Published on 23/05/2025
Large language models (LLMs) excel at complex tasks but often apply exhaustive reasoning to every problem. Thinkless allows models to decide when detailed reasoning is necessary, conserving resources on simpler tasks.
Using the control tokens <short>
and <think>
, Thinkless switches between concise and chain-of-thought responses, improving efficiency without sacrificing accuracy.
The Decoupled Group Relative Policy Optimization (DeGRPO) algorithm separates mode selection from accuracy improvement, stabilizing training and preventing mode collapse.
The model first learns from expert teachers—one focused on detailed reasoning and another on concise replies—establishing a base for adaptive switching.

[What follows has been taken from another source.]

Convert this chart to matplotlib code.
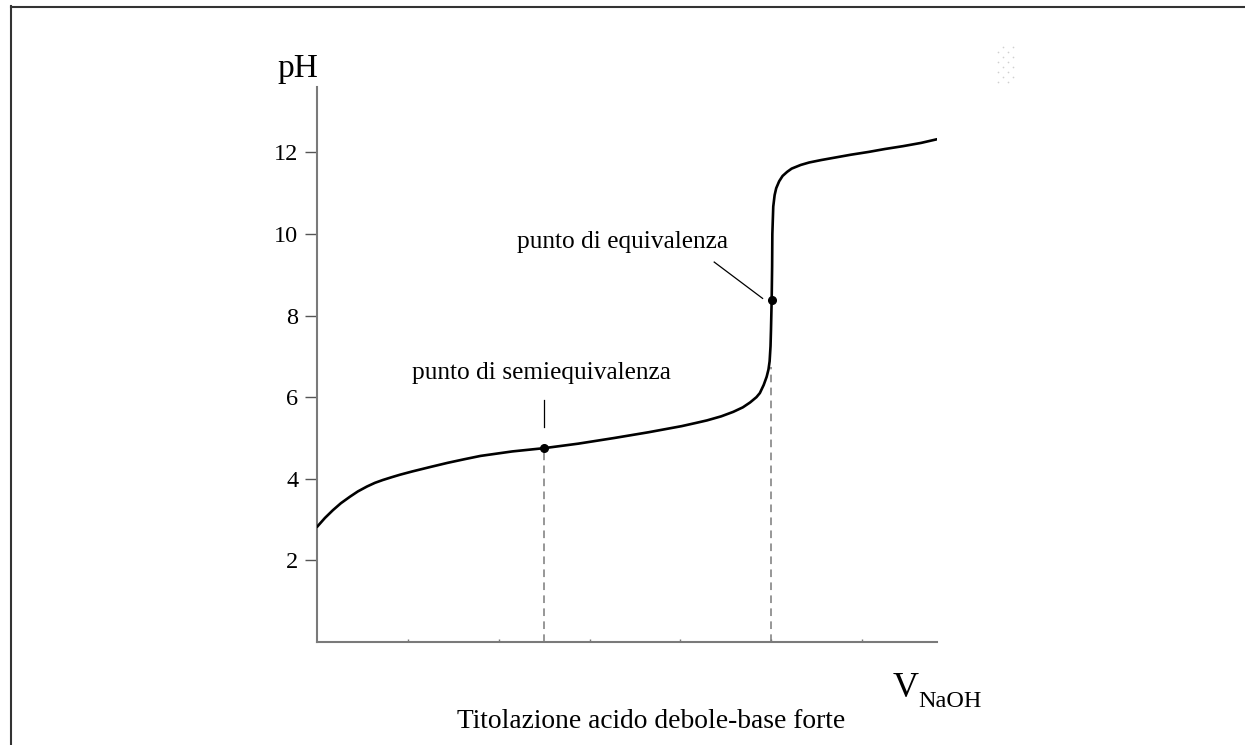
import matplotlib
matplotlib.use("Agg")
import matplotlib.pyplot as plt
from matplotlib.lines import Line2D
import numpy as np

# titration curve (volume NaOH, pH)
vol = [0.0, 0.35, 0.7, 1.05, 1.45, 1.8, 2.2, 2.55, 2.9, 3.3, 3.66, 4.2, 5.0,
       5.75, 6.5, 7.2, 8.6, 10.0, 11.5, 13.1, 14.6, 16.06, 16.7, 17.17, 17.8,
       18.33, 18.75, 19.07, 19.35, 19.5, 19.67, 19.8, 19.88, 19.93, 19.97,
       19.99, 20.02, 20.04, 20.05, 20.09, 20.15, 20.22, 20.35, 20.5, 20.7,
       20.9, 21.3, 21.67, 22.2, 22.8, 23.5, 24.3, 25.0, 25.8, 26.6, 27.3]
ph = [2.82, 3.04, 3.23, 3.40, 3.56, 3.69, 3.81, 3.90, 3.97, 4.04, 4.10, 4.18, 4.29,
      4.39, 4.48, 4.56, 4.67, 4.75, 4.86, 5.0, 5.14, 5.29, 5.37, 5.43, 5.53,
      5.64, 5.75, 5.87, 6.0, 6.1, 6.3, 6.5, 6.68, 6.88, 7.25,
      7.65, 8.38, 9.2, 10.0, 10.67, 10.95, 11.12, 11.29, 11.42, 11.52,
      11.6, 11.69, 11.75, 11.81, 11.87, 11.94, 12.01, 12.08, 12.15, 12.23, 12.32]

half_eq_vol, half_eq_ph = 10.0, 4.75
eq_vol, eq_ph = 20.02, 8.38
eq_dash_top = 6.75

yticks = [2, 4, 6, 8, 10, 12]
xticks = [4, 8, 12, 16, 20, 24]

serif = ['Liberation Serif', 'DejaVu Serif']
W, H = 1245, 745

fig = plt.figure(figsize=(W / 100, H / 100), dpi=100)
ax = fig.add_axes([317 / W, 1 - 642 / H, 620 / W, (642 - 87) / H])

gray = '#7a7a7a'
ax.plot(vol, ph, color='black', lw=1.9, solid_capstyle='round', solid_joinstyle='round', zorder=3)

# dashed guide lines
ax.plot([half_eq_vol, half_eq_vol], [0, half_eq_ph], ls=(0, (5, 3.5)), color=gray, lw=1.1)
ax.plot([eq_vol - 0.05, eq_vol - 0.05], [0, eq_dash_top], ls=(0, (5, 3.5)), color=gray, lw=1.1)

# points
ax.plot([half_eq_vol, eq_vol], [half_eq_ph, eq_ph], 'o', color='black', ms=5.5, zorder=4)

# annotations
ax.plot([half_eq_vol, half_eq_vol], [5.27, 5.93], color='black', lw=0.9)
ax.text(9.9, 6.45, 'punto di semiequivalenza', ha='center', va='baseline',
        fontsize=18.3, family=serif)
ax.plot([17.49, 19.62], [9.31, 8.42], color='black', lw=0.9)
ax.text(13.44, 9.66, 'punto di equivalenza', ha='center', va='baseline',
        fontsize=18.3, family=serif)

ax.set_xlim(0, 27.3)
ax.set_ylim(0, 13.6)
for s in ['top', 'right']:
    ax.spines[s].set_visible(False)
for s in ['left', 'bottom']:
    ax.spines[s].set_color(gray)
    ax.spines[s].set_linewidth(1.5)

ax.set_yticks(yticks)
ax.set_yticklabels([str(t) for t in yticks], fontsize=17.5, family=serif)
ax.tick_params(axis='y', direction='out', length=9, width=1.0, color='#555555', pad=4.5)
ax.set_xticks(xticks)
ax.set_xticklabels([])
ax.tick_params(axis='x', direction='in', length=2.5, width=1.0, color=gray)

# axis labels
fig.text(297.5 / W, 1 - 77 / H, 'pH', ha='center', va='baseline', fontsize=24, family=serif)
fig.text(893 / W, 1 - 697 / H, 'V', ha='left', va='baseline', fontsize=26, family=serif)
fig.text(918 / W, 1 - 707 / H, 'NaOH', ha='left', va='baseline', fontsize=17.5, family=serif)
fig.text(651 / W, 1 - 728 / H, 'Titolazione acido debole-base forte', ha='center',
         va='baseline', fontsize=19.8, family=serif)

# frame lines of the original page
fig.add_artist(Line2D([10.5 / W, 10.5 / W], [0, 1 - 6 / H], color='#333333', lw=1.5))
fig.add_artist(Line2D([10.5 / W, 1], [1 - 6.5 / H, 1 - 6.5 / H], color='#333333', lw=1.5))

# faint dot pattern top right
dot_x = [1003, 1013, 998, 1008, 1003, 1013, 998, 1008, 1003, 1013, 998, 1008, 1003, 1013, 998, 1008]
dot_y = [47, 47, 52, 52, 57, 57, 62, 62, 67, 67, 72, 72, 77, 77, 82, 82]
fig.add_artist(Line2D(np.array(dot_x) / W, 1 - np.array(dot_y) / H, ls='none', marker='o',
                      ms=1.2, color='#d0d0d0', mec='none'))

fig.savefig('out.png', dpi=100)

During reinforcement learning, different weights for control and response tokens keep training balanced and maintain decision pathways.
Across datasets like MATH-500 and GSM8K, Thinkless reduces unnecessary long-form reasoning by 50%-90%, accelerating inference.
Training exhibits a "U-shaped" curve: initial reliance on detailed reasoning gradually shifts toward concise answers as the model learns task complexity.
Compared to traditional or heuristic models, Thinkless better balances reasoning depth and computational cost.
Further improvements could involve advanced fine-tuning and larger datasets to boost initial performance.
Thinkless marks a significant advance in adaptive reasoning for LLMs, reducing overhead while maintaining accuracy.